- **WHAT YOU SHOULD DO**
Starting at the first line of the data, print each line verbatim up to and including the line bearing "plt.rcParams['mathtext.bf'] = 'Liberation", omitting pictures.

─── PROVIDED MATERIAL

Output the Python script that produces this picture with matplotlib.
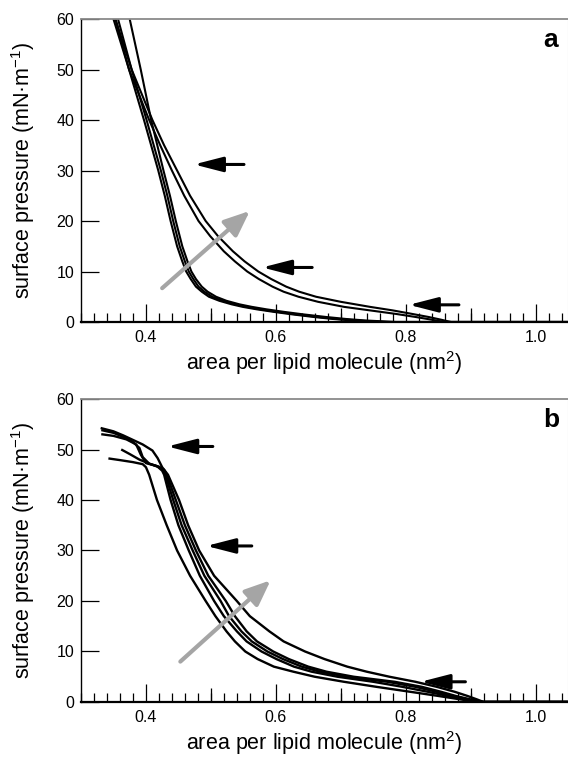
import matplotlib
matplotlib.use('Agg')
import matplotlib.pyplot as plt
from matplotlib.ticker import MultipleLocator, FixedLocator

plt.rcParams['font.family'] = ['Liberation Sans', 'DejaVu Sans']
plt.rcParams['mathtext.fontset'] = 'custom'
plt.rcParams['mathtext.rm'] = 'Liberation Sans'
plt.rcParams['mathtext.it'] = 'Liberation Sans:italic'
plt.rcParams['mathtext.bf'] = 'Liberation Sans:bold'

# ---- panel a : isotherms ----
# the three steep curves share one pressure grid
a_steep_y = [60, 50, 40, 30, 25, 20, 15, 12, 10, 8.5, 7, 6, 5, 4.2, 3.5, 3, 2.5, 2, 1.5, 1, 0.6, 0.3, 0, 0]
a_steep1_x = [0.375, 0.392, 0.408, 0.427, 0.437, 0.446, 0.456, 0.464, 0.470, 0.477, 0.486, 0.495, 0.508, 0.524, 0.544, 0.563, 0.586, 0.613, 0.643, 0.677, 0.708, 0.738, 0.785, 1.05]
a_steep2_x = [0.357, 0.378, 0.401, 0.423, 0.433, 0.442, 0.452, 0.460, 0.466, 0.473, 0.481, 0.490, 0.502, 0.518, 0.537, 0.555, 0.577, 0.603, 0.632, 0.665, 0.695, 0.725, 0.770, 1.05]
a_steep3_x = [0.353, 0.374, 0.397, 0.419, 0.429, 0.438, 0.448, 0.456, 0.462, 0.469, 0.477, 0.486, 0.497, 0.513, 0.532, 0.549, 0.571, 0.597, 0.626, 0.658, 0.688, 0.718, 0.760, 1.05]

# the two shallow curves
a_shallow_y = [60, 50, 40, 35, 30, 25, 20, 17, 14, 12, 10, 8.5, 7, 6, 5, 4, 3, 2.3, 1.6, 1, 0.5, 0, 0]
a_shallow1_x = [0.350, 0.374, 0.405, 0.422, 0.440, 0.459, 0.481, 0.499, 0.520, 0.537, 0.556, 0.574, 0.595, 0.612, 0.635, 0.665, 0.705, 0.745, 0.785, 0.815, 0.838, 0.860, 1.05]
a_shallow2_x = [0.353, 0.378, 0.410, 0.428, 0.448, 0.468, 0.492, 0.511, 0.534, 0.552, 0.573, 0.593, 0.616, 0.636, 0.662, 0.700, 0.745, 0.780, 0.810, 0.835, 0.853, 0.870, 1.05]

# arrows in panel a: (pressure, tip area, tail area)
a_arrow_y = [31.2, 10.8, 3.4]
a_arrow_tip = [0.474, 0.579, 0.805]
a_arrow_tail = [0.551, 0.656, 0.882]
a_gray_from = (0.425, 6.7)
a_gray_to = (0.560, 22.0)

# ---- panel b ----
# plateau part (collapse region) of each curve
b_top_L_x = [0.344, 0.360, 0.380, 0.395, 0.400]
b_top_L_y = [48.2, 47.9, 47.5, 47.1, 46.5]
b_top_M1_x = [0.3635, 0.375, 0.390, 0.405, 0.418, 0.425]
b_top_M1_y = [49.9, 49.1, 48.0, 47.2, 46.6, 45.8]
b_top_M2_x = [0.333, 0.350, 0.370, 0.385, 0.392, 0.400, 0.415, 0.425]
b_top_M2_y = [53.0, 52.7, 52.0, 51.0, 49.0, 47.3, 46.8, 46.2]
b_top_M3_x = [0.333, 0.350, 0.365, 0.380, 0.390, 0.395, 0.405, 0.420, 0.428]
b_top_M3_y = [53.8, 53.3, 52.5, 51.5, 50.3, 48.5, 47.2, 46.6, 46.0]
b_top_S_x = [0.332, 0.350, 0.365, 0.380, 0.395, 0.410, 0.418, 0.425]
b_top_S_y = [54.2, 53.6, 52.8, 51.9, 51.0, 49.8, 48.3, 46.5]

# descending part, common pressure grid
b_low_y = [45, 40, 35, 30, 25, 20, 17, 14, 12, 10, 8.5, 7, 6, 5, 4, 3, 2, 1.2, 0.5, 0, 0]
b_low_L_x = [0.405, 0.417, 0.432, 0.448, 0.468, 0.492, 0.507, 0.524, 0.537, 0.553, 0.572, 0.597, 0.627, 0.660, 0.705, 0.755, 0.808, 0.850, 0.885, 0.910, 1.05]
b_low_M1_x = [0.428, 0.438, 0.450, 0.466, 0.483, 0.505, 0.520, 0.540, 0.555, 0.578, 0.601, 0.628, 0.655, 0.695, 0.750, 0.795, 0.835, 0.865, 0.893, 0.915, 1.05]
b_low_M2_x = [0.430, 0.442, 0.455, 0.472, 0.490, 0.515, 0.528, 0.547, 0.563, 0.587, 0.611, 0.640, 0.668, 0.710, 0.772, 0.815, 0.848, 0.872, 0.897, 0.915, 1.05]
b_low_M3_x = [0.432, 0.446, 0.460, 0.477, 0.496, 0.523, 0.537, 0.555, 0.571, 0.596, 0.620, 0.650, 0.678, 0.720, 0.783, 0.825, 0.855, 0.877, 0.900, 0.920, 1.05]
b_low_S_x = [0.434, 0.451, 0.465, 0.482, 0.505, 0.540, 0.560, 0.590, 0.612, 0.645, 0.675, 0.710, 0.740, 0.775, 0.815, 0.848, 0.876, 0.895, 0.910, 0.920, 1.05]

b_arrow_y = [50.6, 30.9, 4.0]
b_arrow_tip = [0.433, 0.493, 0.823]
b_arrow_tail = [0.503, 0.563, 0.892]
b_gray_from = (0.453, 8.0)
b_gray_to = (0.592, 24.1)

x_ticks = [0.4, 0.6, 0.8, 1.0]
x_mid_ticks = [0.5, 0.7, 0.9]
y_ticks = [0, 10, 20, 30, 40, 50, 60]


def style_axes(ax, letter):
    ax.set_xlim(0.3, 1.05)
    ax.set_ylim(0, 60)
    ax.xaxis.set_major_locator(FixedLocator(x_ticks))
    ax.xaxis.set_minor_locator(MultipleLocator(0.02))
    ax.set_xticklabels(['0.4', '0.6', '0.8', '1.0'])
    ax.set_yticks(y_ticks)
    ax.tick_params(axis='x', which='major', direction='in', length=13, width=0.9, pad=6, labelsize=11.5)
    ax.tick_params(axis='x', which='minor', direction='in', length=6.5, width=0.9)
    ax.tick_params(axis='y', which='major', direction='in', length=13, width=0.9, pad=5, labelsize=11.5)
    sec = ax.secondary_xaxis('bottom')
    sec.set_xticks(x_mid_ticks)
    sec.tick_params(direction='in', length=10, width=0.9, labelbottom=False)
    sec.spines['bottom'].set_visible(False)
    ax.spines['left'].set_linewidth(1.0)
    ax.spines['bottom'].set_linewidth(1.6)
    ax.spines['top'].set_color('#8a8a8a')
    ax.spines['top'].set_linewidth(1.3)
    ax.spines['right'].set_color('#cccccc')
    ax.set_xlabel('area per lipid molecule (nm$^{2}$)', fontsize=15.5, labelpad=3)
    ax.set_ylabel('surface pressure (mN\u00b7m$^{-1}$)', fontsize=15.5)
    ax.yaxis.set_label_coords(-0.09, 0.5)
    ax.text(0.965, 0.93, letter, transform=ax.transAxes, fontsize=19,
            fontweight='bold', ha='center', va='center')


def black_arrow(ax, y, tip, tail):
    ax.annotate('', xy=(tip, y), xytext=(tail, y),
                arrowprops=dict(arrowstyle='-|>,head_length=1.75,head_width=0.45',
                                mutation_scale=10, lw=2.2, color='black',
                                shrinkA=0, shrinkB=0))


def gray_arrow(ax, start, end):
    ax.annotate('', xy=end, xytext=start,
                arrowprops=dict(arrowstyle='-|>,head_length=1.55,head_width=0.65',
                                mutation_scale=10, lw=3, color='#a5a5a5',
                                shrinkA=0, shrinkB=0))


fig = plt.figure(figsize=(5.68, 7.58), dpi=100)
ax_a = fig.add_axes([0.1426, 0.5752, 0.8574, 0.3997])
ax_b = fig.add_axes([0.1426, 0.0739, 0.8574, 0.3997])

for xs in [a_steep1_x, a_steep2_x, a_steep3_x]:
    ax_a.plot(xs, a_steep_y, color='black', lw=1.5)
for xs in [a_shallow1_x, a_shallow2_x]:
    ax_a.plot(xs, a_shallow_y, color='black', lw=1.5)
gray_arrow(ax_a, a_gray_from, a_gray_to)
for y, tip, tail in zip(a_arrow_y, a_arrow_tip, a_arrow_tail):
    black_arrow(ax_a, y, tip, tail)
style_axes(ax_a, 'a')

tops = [(b_top_L_x, b_top_L_y), (b_top_M1_x, b_top_M1_y), (b_top_M2_x, b_top_M2_y),
        (b_top_M3_x, b_top_M3_y), (b_top_S_x, b_top_S_y)]
lows = [b_low_L_x, b_low_M1_x, b_low_M2_x, b_low_M3_x, b_low_S_x]
for (tx, ty), lx in zip(tops, lows):
    ax_b.plot(tx + lx, ty + b_low_y, color='black', lw=1.7)
gray_arrow(ax_b, b_gray_from, b_gray_to)
for y, tip, tail in zip(b_arrow_y, b_arrow_tip, b_arrow_tail):
    black_arrow(ax_b, y, tip, tail)
style_axes(ax_b, 'b')

fig.savefig('out.png', dpi=100)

──────

- **FINISHED TASK**
Output the Python script that produces this picture with matplotlib.
import matplotlib
matplotlib.use('Agg')
import matplotlib.pyplot as plt
from matplotlib.ticker import MultipleLocator, FixedLocator

plt.rcParams['font.family'] = ['Liberation Sans', 'DejaVu Sans']
plt.rcParams['mathtext.fontset'] = 'custom'
plt.rcParams['mathtext.rm'] = 'Liberation Sans'
plt.rcParams['mathtext.it'] = 'Liberation Sans:italic'
plt.rcParams['mathtext.bf'] = 'Liberation Sans:bold'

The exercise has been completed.